FIG. 10 shows ejector efficiency vs. motive nozzle inlet swirl for an exemplary ejector configuration. Above an inlet swirl angle of 20° (to about 45° or somewhat higher), there is a notable increase in performance (efficiency or pressure rise). The particular angles associated with performance increase in a given ejector configuration and given operating condition will depend on ejector operating conditions (e.g., inlet pressures, temperatures and entrainment ratio) and geometry. Thus, broadly, exemplary swirl angles at the beginning of the convergent section of the motive nozzle are greater than 20°, more narrowly greater than 30°, with exemplary ranges of 20-50° or 30-50°. For swirl introduced further downstream, the swirl-inducing surfaces might be chosen to produce swirl at the mixer outlet/exit of the same magnitude as the mixer outlet/exit swirl associated with those ranges of inlet swirl.
The ejectors and associated vapor compression systems may be fabricated from conventional materials and components using conventional techniques appropriate for the particular intended uses. Control may also be via conventional methods. Although the exemplary ejectors are shown omitting a control needle, such a needle and actuator may, however, be added.
In the exemplary ejector, the motive and suction flows are arranged in the typical fashion, with the motive flow nozzle surrounded by the suction flow. The motive flow density is generally higher than that of the suction flow. When swirl is imparted to the motive fluid in a manner, such as described above, and the motive and suction flows are then allowed to interact (mix), centrifugal force tends to displace outward the rotating, higher-density motive flow into the lower-density suction flow, thereby enhancing mixing and increasing ejector performance (pressure rise). The situation is termed fluid dynamically, or hydrodynamically, unstable because the rotating, higher-density fluid is moved by the swirl-induced centrifugal force from the center of the mixing section toward the outer region, displacing inward the lower density suction flow, thereby creating a hydrodynamically stable configuration. In US Patent No. 4378681 (the '681 patent), swirl is imparted to the suction flow. In the '681 patent, the performance enhancing mechanism is evidently the longer contact time between the two flows increasing shear-driven mixing.
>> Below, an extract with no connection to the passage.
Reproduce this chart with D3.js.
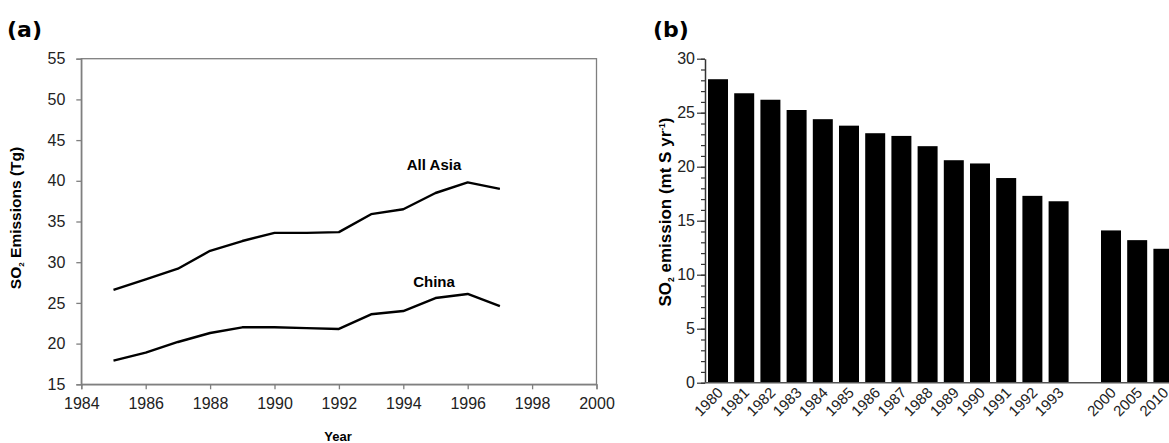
<!DOCTYPE html>
<html>
<head>
<meta charset="utf-8">
<title>SO2 emissions</title>
<style>
  body { margin: 0; background: #fff; }
  text { font-family: "Liberation Sans", Arial, sans-serif; }
</style>
</head>
<body>
<script src="https://cdn.jsdelivr.net/npm/d3@7"></script>
<script>
// ---- data, panel (a)
var years = [1985, 1986, 1987, 1988, 1989, 1990, 1991, 1992, 1993, 1994, 1995, 1996, 1997];
var allAsia = [26.6, 27.9, 29.2, 31.4, 32.6, 33.6, 33.6, 33.7, 35.9, 36.5, 38.5, 39.8, 39.0];
var china = [17.9, 18.9, 20.2, 21.3, 22.0, 22.0, 21.9, 21.8, 23.6, 24.0, 25.6, 26.1, 24.6];
var yTicksA = [15, 20, 25, 30, 35, 40, 45, 50, 55];
var xTicksA = [1984, 1986, 1988, 1990, 1992, 1994, 1996, 1998, 2000];

// ---- data, panel (b)
var barCats = ["1980", "1981", "1982", "1983", "1984", "1985", "1986", "1987", "1988", "1989",
               "1990", "1991", "1992", "1993", "", "2000", "2005", "2010"];
var barVals = [28.1, 26.8, 26.2, 25.25, 24.4, 23.8, 23.1, 22.85, 21.9, 20.6,
               20.3, 18.95, 17.3, 16.8, null, 14.1, 13.2, 12.4];
var yTicksB = [0, 5, 10, 15, 20, 25, 30];

var W = 1169, H = 443;
var svg = d3.select("body").append("svg")
    .attr("width", W).attr("height", H)
    .style("display", "block");

var axisGrey = "#7f7f7f";
var tickFont = "'Liberation Sans', Arial, sans-serif";

// ================= panel (a)
var xA = d3.scaleLinear().domain([1984, 2000]).range([81.3, 596.5]);
var yA = d3.scaleLinear().domain([15, 55]).range([384.3, 58.7]);

svg.append("text").attr("x", 7).attr("y", 37)
    .attr("font-size", 22).attr("font-weight", "bold")
    .style("font-family", "'DejaVu Sans', sans-serif")
    .text("(a)");

var gA = svg.append("g");

// frame
gA.append("rect")
    .attr("x", xA(1984)).attr("y", yA(55))
    .attr("width", xA(2000) - xA(1984)).attr("height", yA(15) - yA(55))
    .attr("fill", "none").attr("stroke", axisGrey).attr("stroke-width", 1.3);

var axA_y = gA.append("g").attr("transform", "translate(" + xA(1984) + ",0)")
    .call(d3.axisLeft(yA).tickValues(yTicksA).tickSize(5).tickPadding(11));
var axA_x = gA.append("g").attr("transform", "translate(0," + yA(15) + ")")
    .call(d3.axisBottom(xA).tickValues(xTicksA).tickFormat(d3.format("d")).tickSize(5).tickPadding(8));
[axA_y, axA_x].forEach(function (g) {
  g.select(".domain").attr("stroke", axisGrey).attr("stroke-width", 1.3);
  g.selectAll(".tick line").attr("stroke", axisGrey).attr("stroke-width", 1.3);
  g.selectAll(".tick text").attr("font-size", 16).attr("fill", "#222")
      .style("font-family", tickFont);
});

var lineA = d3.line()
    .x(function (d, i) { return xA(years[i]); })
    .y(function (d) { return yA(d); });

[allAsia, china].forEach(function (s) {
  gA.append("path").datum(s)
      .attr("d", lineA)
      .attr("fill", "none").attr("stroke", "#000")
      .attr("stroke-width", 2.4).attr("stroke-linejoin", "round");
});

gA.append("text").attr("x", 434).attr("y", 170)
    .attr("text-anchor", "middle").attr("font-size", 15).attr("font-weight", "bold")
    .text("All Asia");
gA.append("text").attr("x", 434).attr("y", 287)
    .attr("text-anchor", "middle").attr("font-size", 15).attr("font-weight", "bold")
    .text("China");

gA.append("text").attr("x", 338).attr("y", 441)
    .attr("text-anchor", "middle").attr("font-size", 13).attr("font-weight", "bold")
    .text("Year");

var ylabA = gA.append("text")
    .attr("transform", "translate(21,218) rotate(-90)")
    .attr("text-anchor", "middle").attr("font-size", 15.5).attr("font-weight", "bold");
ylabA.append("tspan").text("SO");
ylabA.append("tspan").attr("font-size", 8).attr("dy", 3).text("2");
ylabA.append("tspan").attr("dy", -3).text(" Emissions (Tg)");

// ================= panel (b)
var xB = d3.scaleBand().domain(d3.range(barCats.length))
    .range([705, 1176.4]).paddingInner(0.237).paddingOuter(0.115);
var yB = d3.scaleLinear().domain([0, 30]).range([382.7, 58.7]);

svg.append("text").attr("x", 653).attr("y", 37)
    .attr("font-size", 22).attr("font-weight", "bold")
    .style("font-family", "'DejaVu Sans', sans-serif")
    .text("(b)");

var gB = svg.append("g");

gB.selectAll("rect.bar")
    .data(barVals.map(function (v, i) { return { i: i, v: v }; })
        .filter(function (d) { return d.v !== null; }))
  .enter().append("rect")
    .attr("class", "bar")
    .attr("x", function (d) { return xB(d.i); })
    .attr("y", function (d) { return yB(d.v); })
    .attr("width", xB.bandwidth())
    .attr("height", function (d) { return yB(0) - yB(d.v); })
    .attr("fill", "#000");

// minor ticks
var axB_minor = gB.append("g").attr("transform", "translate(705,0)")
    .call(d3.axisLeft(yB).ticks(30).tickSize(4).tickFormat(""));
axB_minor.select(".domain").remove();
axB_minor.selectAll(".tick line").attr("stroke", "#333").attr("stroke-width", 1.2);

var axB_y = gB.append("g").attr("transform", "translate(705,0)")
    .call(d3.axisLeft(yB).tickValues(yTicksB).tickSize(8).tickSizeOuter(0).tickPadding(2));
axB_y.select(".domain").attr("stroke", "#333").attr("stroke-width", 1.5);
axB_y.selectAll(".tick line").attr("stroke", "#333").attr("stroke-width", 1.2);
axB_y.selectAll(".tick text").attr("font-size", 16).attr("fill", "#222")
    .style("font-family", tickFont);

// baseline
gB.append("line")
    .attr("x1", 705).attr("x2", W).attr("y1", yB(0)).attr("y2", yB(0))
    .attr("stroke", "#555").attr("stroke-width", 1.5);

gB.selectAll("text.cat")
    .data(barCats.map(function (c, i) { return { i: i, c: c }; }))
  .enter().append("text")
    .attr("class", "cat")
    .attr("text-anchor", "end")
    .attr("font-size", 15).attr("fill", "#222")
    .attr("transform", function (d) {
      var cx = xB(d.i) + xB.bandwidth() / 2 + 6;
      return "translate(" + cx + "," + (yB(0) + 11) + ") rotate(-45)";
    })
    .text(function (d) { return d.c; });

var ylabB = gB.append("text")
    .attr("transform", "translate(671,212) rotate(-90)")
    .attr("text-anchor", "middle").attr("font-size", 17).attr("font-weight", "bold");
ylabB.append("tspan").text("SO");
ylabB.append("tspan").attr("font-size", 8.5).attr("dy", 3).text("2");
ylabB.append("tspan").attr("dy", -3).text(" emission (mt S yr");
ylabB.append("tspan").attr("font-size", 8.5).attr("dy", -6).text("-1");
ylabB.append("tspan").attr("dy", 6).text(")");
</script>
</body>
</html>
The fluid particles at the interface of the two flows will follow a spiral path that is longer than the axial distance from the point where the two flows first interact to the point when they are sufficiently mixed.
Although an embodiment is described above in detail, such description is not intended for limiting the scope of the present disclosure. It will be understood that various modifications may be made without departing from scope of the claims . For example, when implemented in the remanufacturing of an existing system or the reengineering of an existing system configuration, details of the existing configuration may influence or dictate details of any particular implementation.

Claims

An ejector (300) comprising:
a primary inlet (40) for admitting a motive flow;

a secondary inlet (42);

an outlet (44);

a primary flowpath from the primary inlet;

a secondary flowpath from the secondary inlet;

a mixer convergent section (114) downstream of the secondary inlet; and

a motive nozzle (100) surrounding the primary flowpath upstream of a junction with the secondary flowpath and having an exit (110),

means (340) for introducing swirl to the motive flow; characterised in that the ejector further comprises

a control needle (132) inside the motive nozzle 100;

the means (340) is inside the motive nozzle (100);

the means (340) comprises a plurality of vanes (242); and

the vanes (242) are carried on the control needle (132).
The ejector of claim 1 wherein:
there is only a single motive nozzle.
The ejector of claim 1 wherein:
the means (340) introduces swirl upstream of the junction.
The ejector of claim 1 wherein:
the vanes are fixed upstream of a convergent portion (104) of the motive nozzle.
The ejector of claim 1 wherein:
the vanes extend radially outward from a centerbody (244).
The ejector of claim 5, wherein:
the means is fixed; and

the control needle (132) slides through a bore in the centerbody (244).
The ejector of claim 1 wherein:
the means comprises a tangential inlet passage for the motive nozzle.
The ejector of claim 1 wherein:
a swirl angle at a beginning of a convergent section of the mixer is at least 20°.
A vapor compression system comprising:
a compressor (22);

a heat rejection heat exchanger (30) coupled to the compressor to receive refrigerant compressed by the compressor;

the ejector (300) of any of claims 1 to 8;

a heat absorption heat exchanger (64); and

a separator (48) having:
an inlet (50) coupled to the outlet of the ejector to receive refrigerant from the ejector;

a gas outlet (54); and

a liquid outlet (52).
A method for operating the system of claim 9, the method comprising:
compressing the refrigerant in the compressor;

rejecting heat from the compressed refrigerant in the heat rejection heat exchanger;

passing a flow of the refrigerant through the primary ejector inlet; and

passing a secondary flow of the refrigerant through the secondary inlet to merge with the primary flow.
The method of claim 10 wherein:
the refrigerant comprises at least 50% C02 by weight.
A method for operating an ejector (300), the method comprising:passing a motive flow (103) through a motive nozzle;
passing a suction flow (112) through a suction port;
mixing the motive flow and the suction flow; and
imparting swirl to the motive flow prior to the mixing;
wherein the imparting swirl to the motive flow comprises passing the motive flow over redirecting surfaces (258, 260) in the motive nozzle;
wherein the redirecting surfaces are formed along vanes (242); and
wherein the vanes (242) are mounted to a control needle (132) and the method further comprises axially translating the control needle.